The State of Delaware is open for blockchain business and has announced a new category of financial instrument – "distributed ledger shares".
Delaware Governor Jack Markell took to the stage at the kick-off of the blockchain and Bitcoin industry meet-up, Consensus 2016, and explained how the state would be proceeding in technological and regulatory direction with blockchain.
Markell said Delaware has been a front runner in new technology; 1983 saw the introduction of uncertificated corporate shares, and this has evolved through the 1990s with electronic corporate record transmissions, electronic director votes and things like virtual stockholder meetings.
He said: "The next logical step in this process is the development of a new category of corporate shares: distributed ledger shares.

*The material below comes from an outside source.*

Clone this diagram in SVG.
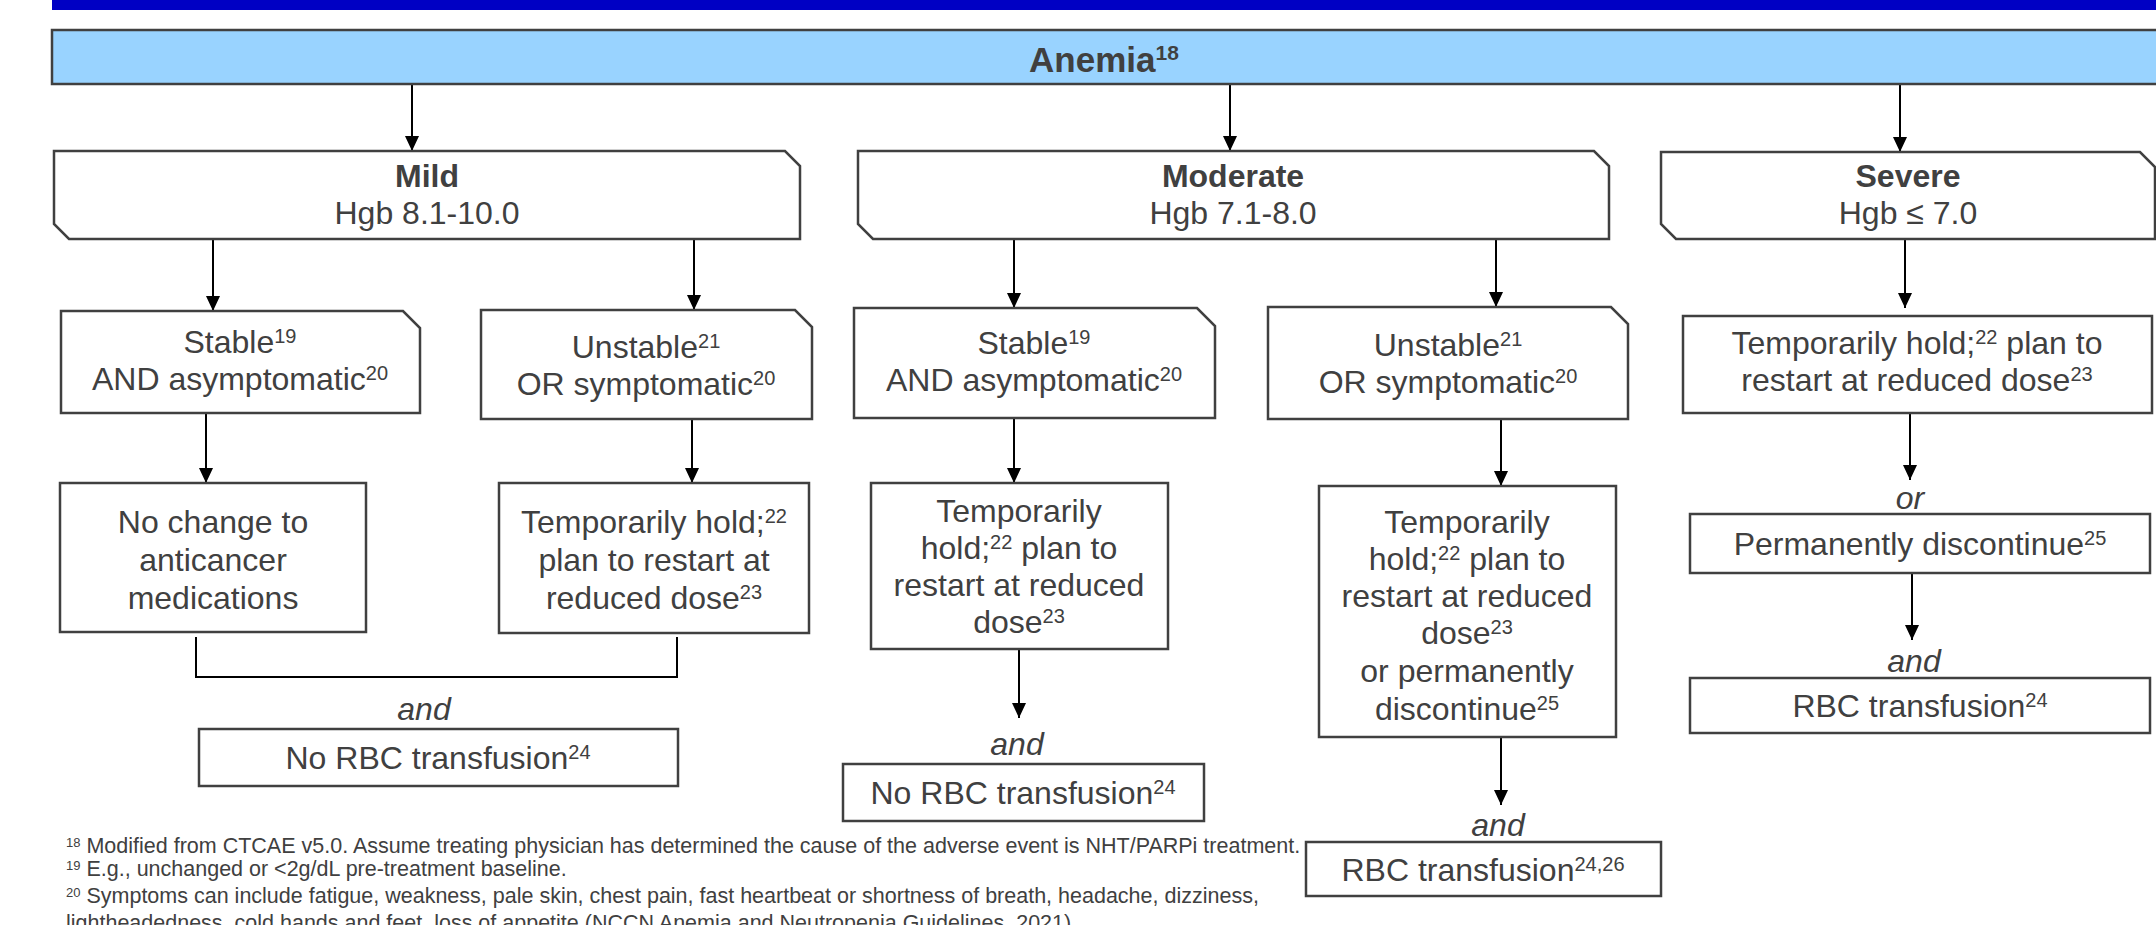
<svg xmlns="http://www.w3.org/2000/svg" width="2156" height="925" viewBox="0 0 2156 925">
<defs>
<style>
.t{font-family:"Liberation Sans",Arial,sans-serif;font-size:32px;fill:#404040;text-anchor:middle}
.b{font-weight:bold}
.i{font-style:italic}
.s{font-size:20px}
.box{fill:#fff;stroke:#404040;stroke-width:2.5}
.c{stroke:#000;stroke-width:2;fill:none}
.a{marker-end:url(#ah)}
.fn{font-family:"Liberation Sans",Arial,sans-serif;font-size:21.5px;fill:#404040}
.fs{font-size:13px}
</style>
<marker id="ah" viewBox="0 0 15 14" refX="15" refY="7" markerWidth="15" markerHeight="14" markerUnits="userSpaceOnUse" orient="auto">
<path d="M0,0 L15,7 L0,14 Z" fill="#000"/>
</marker>
</defs>
<rect x="52" y="0" width="2110" height="10" fill="#0000C4"/>

<g id="connectors">
<path class="c a" d="M412,84 V151"/>
<path class="c a" d="M1230,84 V151"/>
<path class="c a" d="M1900,84 V152"/>
<path class="c a" d="M213,239 V311"/>
<path class="c a" d="M694,239 V310"/>
<path class="c a" d="M1014,239 V308"/>
<path class="c a" d="M1496,239 V307"/>
<path class="c a" d="M1905,239 V308"/>
<path class="c a" d="M206,413 V483"/>
<path class="c a" d="M692,419 V483"/>
<path class="c a" d="M1014,418 V483"/>
<path class="c a" d="M1501,419 V486"/>
<path class="c" d="M196,637 V677 H677 V637"/>
<path class="c a" d="M1019,649 V718"/>
<path class="c a" d="M1910,413 V480"/>
<path class="c a" d="M1912,573 V640"/>
<path class="c a" d="M1501,737 V805"/>
</g>

<g id="anemia">
<rect x="52" y="30" width="2110" height="54" fill="#99D3FF" stroke="#404040" stroke-width="2.5"/>
<text class="t b" x="1104" y="72" style="font-size:35px">Anemia<tspan class="s" style="font-size:21px" dy="-12">18</tspan></text>
</g>

<g id="mild">
<path class="box" d="M54,151 H785 L800,166 V239 H69 L54,224 Z"/>
<text class="t b" x="427" y="187">Mild</text>
<text class="t" x="427" y="224">Hgb 8.1-10.0</text>
</g>
<g id="moderate">
<path class="box" d="M858,151 H1594 L1609,166 V239 H873 L858,224 Z"/>
<text class="t b" x="1233" y="187">Moderate</text>
<text class="t" x="1233" y="224">Hgb 7.1-8.0</text>
</g>
<g id="severe">
<path class="box" d="M1661,152 H2140 L2155,167 V239 H1676 L1661,224 Z"/>
<text class="t b" x="1908" y="187">Severe</text>
<text class="t" x="1908" y="224">Hgb ≤ 7.0</text>
</g>

<g id="mild-stable">
<path class="box" d="M61,311 H403 L420,328 V413 H61 Z"/>
<text class="t" x="240" y="353">Stable<tspan class="s" dy="-10">19</tspan></text>
<text class="t" x="240" y="390">AND asymptomatic<tspan class="s" dy="-10">20</tspan></text>
</g>
<g id="mild-unstable">
<path class="box" d="M481,310 H795 L812,327 V419 H481 Z"/>
<text class="t" x="646" y="358">Unstable<tspan class="s" dy="-10">21</tspan></text>
<text class="t" x="646" y="395">OR symptomatic<tspan class="s" dy="-10">20</tspan></text>
</g>
<g id="moderate-stable">
<path class="box" d="M854,308 H1197 L1215,326 V418 H854 Z"/>
<text class="t" x="1034" y="354">Stable<tspan class="s" dy="-10">19</tspan></text>
<text class="t" x="1034" y="391">AND asymptomatic<tspan class="s" dy="-10">20</tspan></text>
</g>
<g id="moderate-unstable">
<path class="box" d="M1268,307 H1611 L1628,324 V419 H1268 Z"/>
<text class="t" x="1448" y="356">Unstable<tspan class="s" dy="-10">21</tspan></text>
<text class="t" x="1448" y="393">OR symptomatic<tspan class="s" dy="-10">20</tspan></text>
</g>
<g id="severe-hold">
<rect class="box" x="1683" y="316" width="469" height="97"/>
<text class="t" x="1917" y="354">Temporarily hold;<tspan class="s" dy="-10">22</tspan><tspan dy="10"> plan to</tspan></text>
<text class="t" x="1917" y="391">restart at reduced dose<tspan class="s" dy="-10">23</tspan></text>
</g>

<g id="mild-nochange">
<rect class="box" x="60" y="483" width="306" height="149"/>
<text class="t" x="213" y="533">No change to</text>
<text class="t" x="213" y="571">anticancer</text>
<text class="t" x="213" y="609">medications</text>
</g>
<g id="mild-hold">
<rect class="box" x="499" y="483" width="310" height="150"/>
<text class="t" x="654" y="533">Temporarily hold;<tspan class="s" dy="-10">22</tspan></text>
<text class="t" x="654" y="571">plan to restart at</text>
<text class="t" x="654" y="609">reduced dose<tspan class="s" dy="-10">23</tspan></text>
</g>
<g id="moderate-hold">
<rect class="box" x="871" y="483" width="297" height="166"/>
<text class="t" x="1019" y="522">Temporarily</text>
<text class="t" x="1019" y="559">hold;<tspan class="s" dy="-10">22</tspan><tspan dy="10"> plan to</tspan></text>
<text class="t" x="1019" y="596">restart at reduced</text>
<text class="t" x="1019" y="633">dose<tspan class="s" dy="-10">23</tspan></text>
</g>
<g id="moderate-hold-or-discontinue">
<rect class="box" x="1319" y="486" width="297" height="251"/>
<text class="t" x="1467" y="533">Temporarily</text>
<text class="t" x="1467" y="570">hold;<tspan class="s" dy="-10">22</tspan><tspan dy="10"> plan to</tspan></text>
<text class="t" x="1467" y="607">restart at reduced</text>
<text class="t" x="1467" y="644">dose<tspan class="s" dy="-10">23</tspan></text>
<text class="t" x="1467" y="682">or permanently</text>
<text class="t" x="1467" y="720">discontinue<tspan class="s" dy="-10">25</tspan></text>
</g>

<g id="severe-or">
<text class="t i" x="1910" y="509">or</text>
</g>
<g id="severe-discontinue">
<rect class="box" x="1690" y="514" width="460" height="59"/>
<text class="t" x="1920" y="555">Permanently discontinue<tspan class="s" dy="-10">25</tspan></text>
</g>

<g id="labels-and">
<text class="t i" x="424" y="720">and</text>
<text class="t i" x="1017" y="755">and</text>
<text class="t i" x="1914" y="672">and</text>
<text class="t i" x="1498" y="836">and</text>
</g>

<g id="mild-norbc">
<rect class="box" x="199" y="729" width="479" height="57"/>
<text class="t" x="438" y="769">No RBC transfusion<tspan class="s" dy="-10">24</tspan></text>
</g>
<g id="moderate-norbc">
<rect class="box" x="843" y="764" width="361" height="57"/>
<text class="t" x="1023" y="804">No RBC transfusion<tspan class="s" dy="-10">24</tspan></text>
</g>
<g id="severe-rbc">
<rect class="box" x="1690" y="678" width="460" height="55"/>
<text class="t" x="1920" y="717">RBC transfusion<tspan class="s" dy="-10">24</tspan></text>
</g>
<g id="moderate-rbc">
<rect class="box" x="1306" y="842" width="355" height="54"/>
<text class="t" x="1483" y="881">RBC transfusion<tspan class="s" dy="-10">24,26</tspan></text>
</g>

<g id="footnotes">
<text class="fn" x="66" y="853"><tspan class="fs" dy="-6">18</tspan><tspan dy="6"> Modified from CTCAE v5.0. Assume treating physician has determined the cause of the adverse event is NHT/PARPi treatment.</tspan></text>
<text class="fn" x="66" y="876"><tspan class="fs" dy="-6">19</tspan><tspan dy="6"> E.g., unchanged or &lt;2g/dL pre-treatment baseline.</tspan></text>
<text class="fn" x="66" y="903"><tspan class="fs" dy="-6">20</tspan><tspan dy="6"> Symptoms can include fatigue, weakness, pale skin, chest pain, fast heartbeat or shortness of breath, headache, dizziness,</tspan></text>
<text class="fn" x="66" y="930">lightheadedness, cold hands and feet, loss of appetite (NCCN Anemia and Neutropenia Guidelines, 2021).</text>
</g>
</svg>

"Right now the state is in the planning stages; we believe this project has great potential but we also must be prudent. Our aim as is always is to harness benefits of new technologies while minimising the risk for businesses.
"There is simply no technological reason today that clearing trades should take so long.
"Distributed ledger shares hold the promise of immediate clearance, immediate settlement and bring with them dramatic increases in efficiency and speed in the sophisticated commercial transactions for which Delaware is known.
"One specific example is the programmatic management of capitalisation tables, and share registries; many companies are staying private longer and longer. And so keeping track of shareholder rights after ten or more rounds of financing, each with different terms and conditions can be like solving a logic puzzle.
"Companies are feeling this frustration every day. We see companies allocate significant financial resources to correct and validate stock authorisation and issuance errors that could have been correctly and seamlessly handled from the outset."
The technology underpinning the Delaware blockchain initiative is supplied by Symbiont, the smart securities and capital markets experts.
On a panel following Governor Markell's announcement was Mark Smith, CEO, Symbiont. He said: "I think we are good fit for Delaware because we have a very flexible and extensible system. So our platform is really designed around smart contracts and being neutral to the underlying ledger layer.
"It's not about the ledger layer for us it's about the intelligence of the smart contracts."
Smith also talked about a partnership Symbiont is involved in called Smart Loans. This will be incorporated in Delaware. "We are moving it there and we will be using the blockchain there."